*** LISTED ENTRIES ***

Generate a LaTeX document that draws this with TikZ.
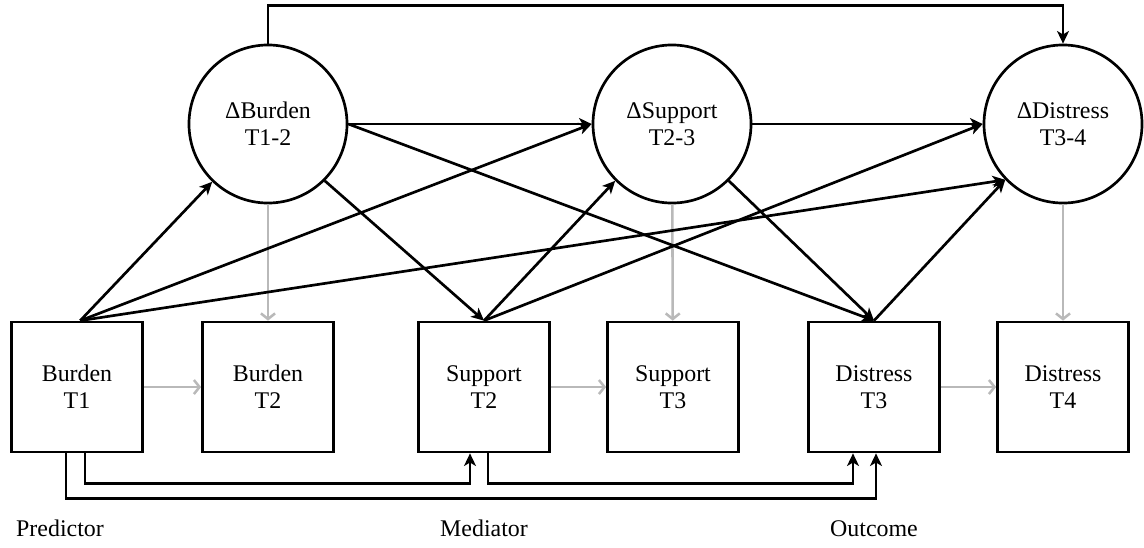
\documentclass[tikz,border=0pt]{standalone}
\usepackage{fontspec}
\setmainfont{Liberation Serif}
\usetikzlibrary{arrows.meta, calc}

\begin{document}
\begin{tikzpicture}[
    x=0.025cm, y=-0.025cm,
    >={Stealth[length=9pt, width=8.5pt, inset=2.5pt]},
    font=\fontsize{17}{19.2}\selectfont,
    obs/.style={rectangle, draw, line width=1.9pt, minimum width=3.275cm, minimum height=3.25cm, inner sep=0pt, align=center},
    latent/.style={circle, draw, line width=1.9pt, minimum size=3.95cm, inner sep=0pt, align=center},
    line/.style={draw, ->, line width=1.9pt},
    carry/.style={draw, line width=1.8pt, gray!55, -{Straight Barb[length=4pt, width=10pt]}},
    lbl/.style={anchor=base, inner sep=0pt}
]
    \useasboundingbox (0,0) rectangle (1144,547);

    % Change scores
    \node [latent] (db) at (268,124) {ΔBurden\\T1-2};
    \node [latent] (ds) at (672,124) {ΔSupport\\T2-3};
    \node [latent] (dd) at (1063,124) {ΔDistress\\T3-4};

    % Observed waves
    \node [obs] (b1) at (77,387) {Burden\\T1};
    \node [obs] (b2) at (268,387) {Burden\\T2};
    \node [obs] (s2) at (484,387) {Support\\T2};
    \node [obs] (s3) at (673,387) {Support\\T3};
    \node [obs] (d3) at (874,387) {Distress\\T3};
    \node [obs] (d4) at (1063,387) {Distress\\T4};

    % Role labels
    \node [lbl] (pred) at (60,536) {Predictor};
    \node [lbl] (med) at (484,536) {Mediator};
    \node [lbl] (out) at (874,536) {Outcome};

    % Stability paths (gray)
    \path [carry] (b1) -- (b2);
    \path [carry] (s2) -- (s3);
    \path [carry] (d3) -- (d4);
    \path [carry] (db) -- (b2);
    \path [carry] (ds) -- (s3);
    \path [carry] (dd) -- (d4);

    % Paths from Burden T1
    \path [line] ([xshift=0.08cm]b1.north) -- (db.226);
    \path [line] ([xshift=0.08cm]b1.north) -- (ds.west);
    \path [line] ([xshift=0.08cm]b1.north) -- (dd.224);

    % Paths from change in burden
    \path [line] (db.east) -- (ds.west);
    \path [line] (db.east) -- (d3.north);
    \path [line] (db.-45) -- (s2.north);
    \path [line] (db.north) -- ++(0,-38) -| (dd.north);

    % Paths from Support T2 and change in support
    \path [line] (s2.north) -- (ds.225);
    \path [line] (s2.north) -- (dd.west);
    \path [line] (ds.east) -- (dd.west);
    \path [line] (ds.-45) -- (d3.north);

    % Distress T3
    \path [line] (d3.north) -- (dd.224);

    % Bottom routes
    \path [line] ([xshift=0.2cm]b1.south) -- ++(0,30) -| ([xshift=-0.35cm]s2.south);
    \path [line] ([xshift=-0.275cm]b1.south) -- ++(0,45) -| ([xshift=0.05cm]d3.south);
    \path [line] ([xshift=0.1cm]s2.south) -- ++(0,30) -| ([xshift=-0.525cm]d3.south);

\end{tikzpicture}
\end{document}
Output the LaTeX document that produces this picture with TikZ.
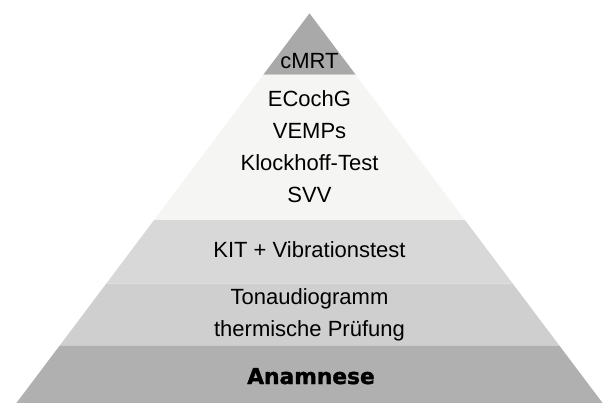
\documentclass[tikz,border=0pt]{standalone}
\usepackage{fontspec}
\setmainfont{Liberation Sans}
\newfontfamily\anafont{DejaVu Sans Bold}[FakeBold=1.6]
\definecolor{bandA}{HTML}{A9A9A9}
\definecolor{bandB}{HTML}{F5F5F3}
\definecolor{bandC}{HTML}{D8D8D8}
\definecolor{bandD}{HTML}{CFCFCF}
\definecolor{bandE}{HTML}{B0B0B0}
\begin{document}
\begin{tikzpicture}[x=0.75pt,y=-0.75pt,
  lbl/.style={anchor=base, inner sep=0pt, font=\fontsize{16.5}{19}\selectfont},
  ana/.style={anchor=base, inner sep=0pt, font=\anafont\fontsize{16.3}{19}\selectfont},
  sep/.style={draw=white, opacity=0.35, line width=0.75pt}]
\useasboundingbox (0,0) rectangle (608,403);
\coordinate (apex) at (309.5,13.3);
\coordinate (l1) at (263.1,75);  \coordinate (r1) at (355.9,75);
\coordinate (l2) at (154.1,220); \coordinate (r2) at (464.9,220);
\coordinate (l3) at (106.7,283); \coordinate (r3) at (512.3,283);
\coordinate (l4) at (60.1,345);  \coordinate (r4) at (558.9,345);
\coordinate (l5) at (16.4,403);  \coordinate (r5) at (602.6,403);
\fill[bandA] (apex) -- (r1) -- (l1) -- cycle;
\fill[bandB] (l1) -- (r1) -- (r2) -- (l2) -- cycle;
\fill[bandC] (l2) -- (r2) -- (r3) -- (l3) -- cycle;
\fill[bandD] (l3) -- (r3) -- (r4) -- (l4) -- cycle;
\fill[bandE] (l4) -- (r4) -- (r5) -- (l5) -- cycle;
\draw[sep] (l1) -- (r1);
\draw[sep] (l2) -- (r2);
\draw[sep] (l3) -- (r3);
\draw[sep] (l4) -- (r4);
\node[lbl] (cmrt) at (309.5,68.3) {cMRT};
\node[lbl] (ecochg) at (309.5,106.7) {ECochG};
\node[lbl] (vemps) at (309.5,139) {VEMPs};
\node[lbl] (klock) at (309.5,171) {Klockhoff-Test};
\node[lbl] (svv) at (309.5,202.7) {SVV};
\node[lbl] (kit) at (309.5,257.7) {KIT + Vibrationstest};
\node[lbl] (ton) at (309.5,305) {Tonaudiogramm};
\node[lbl] (therm) at (309.5,336) {thermische Prüfung};
\node[ana] (anam) at (311,384) {Anamnese};
\end{tikzpicture}
\end{document}
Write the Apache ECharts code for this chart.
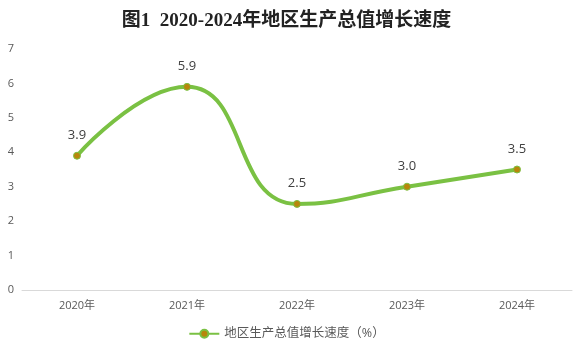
<!DOCTYPE html>
<html>
<head>
<meta charset="utf-8">
<script src="https://cdn.jsdelivr.net/npm/echarts@6/dist/echarts.min.js"></script>
<style>
  html, body { margin: 0; padding: 0; background: #fff; }
  #chart { width: 573px; height: 351px; }
</style>
</head>
<body>
<div id="chart"></div>
<script>
const years = ['2020年', '2021年', '2022年', '2023年', '2024年']
const growth = [3.9, 5.9, 2.5, 3.0, 3.5]
const seriesName = '地区生产总值增长速度（%）'

const chart = echarts.init(document.getElementById('chart'))
const labelFont = 'Open Sans, "Noto Sans CJK SC", sans-serif'

chart.setOption({
  animation: false,
  title: {
    text: '图1  2020-2024年地区生产总值增长速度',
    left: 'center',
    top: 7,
    textStyle: {
      fontFamily: '"Liberation Serif", "Noto Sans CJK SC", serif',
      fontWeight: 'bold',
      fontSize: 19,
      color: '#222'
    }
  },
  legend: {
    bottom: 6,
    itemWidth: 30,
    itemHeight: 10,
    itemGap: 4,
    textStyle: { color: '#595959', fontSize: 12.5, fontFamily: labelFont },
    data: [seriesName]
  },
  grid: { left: 22, right: 1, top: 49, bottom: 61 },
  xAxis: {
    type: 'category',
    data: years,
    axisLine: { lineStyle: { color: '#D9D9D9' } },
    axisTick: { show: false },
    axisLabel: { color: '#595959', fontSize: 11, fontFamily: labelFont, margin: 10 }
  },
  yAxis: {
    type: 'value',
    min: 0,
    max: 7,
    interval: 1,
    splitLine: { show: false },
    axisLine: { show: false },
    axisTick: { show: false },
    axisLabel: { color: '#595959', fontSize: 11, fontFamily: labelFont, margin: 8 }
  },
  series: [{
    name: seriesName,
    type: 'line',
    data: growth,
    smooth: 0.5,
    symbol: 'circle',
    symbolSize: 7,
    lineStyle: { color: '#7AC143', width: 4 },
    itemStyle: { color: '#B8860B', borderColor: '#7AC143', borderWidth: 1 },
    label: {
      show: true,
      position: 'top',
      distance: 10,
      formatter: p => p.value.toFixed(1),
      color: '#404040',
      fontSize: 13,
      fontFamily: labelFont
    }
  }]
})
</script>
</body>
</html>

***

* [TASK STATEMENT]:
Repeat exactly, and only, the lines from the one containing "Write the Apache ECharts code for this chart." through the one containing "const labelFont = 'Open", both included, without the pictures.

* [FINISHED EXERCISE]:
Write the Apache ECharts code for this chart.
<!DOCTYPE html>
<html>
<head>
<meta charset="utf-8">
<script src="https://cdn.jsdelivr.net/npm/echarts@6/dist/echarts.min.js"></script>
<style>
  html, body { margin: 0; padding: 0; background: #fff; }
  #chart { width: 573px; height: 351px; }
</style>
</head>
<body>
<div id="chart"></div>
<script>
const years = ['2020年', '2021年', '2022年', '2023年', '2024年']
const growth = [3.9, 5.9, 2.5, 3.0, 3.5]
const seriesName = '地区生产总值增长速度（%）'

const chart = echarts.init(document.getElementById('chart'))
const labelFont = 'Open Sans, "Noto Sans CJK SC", sans-serif'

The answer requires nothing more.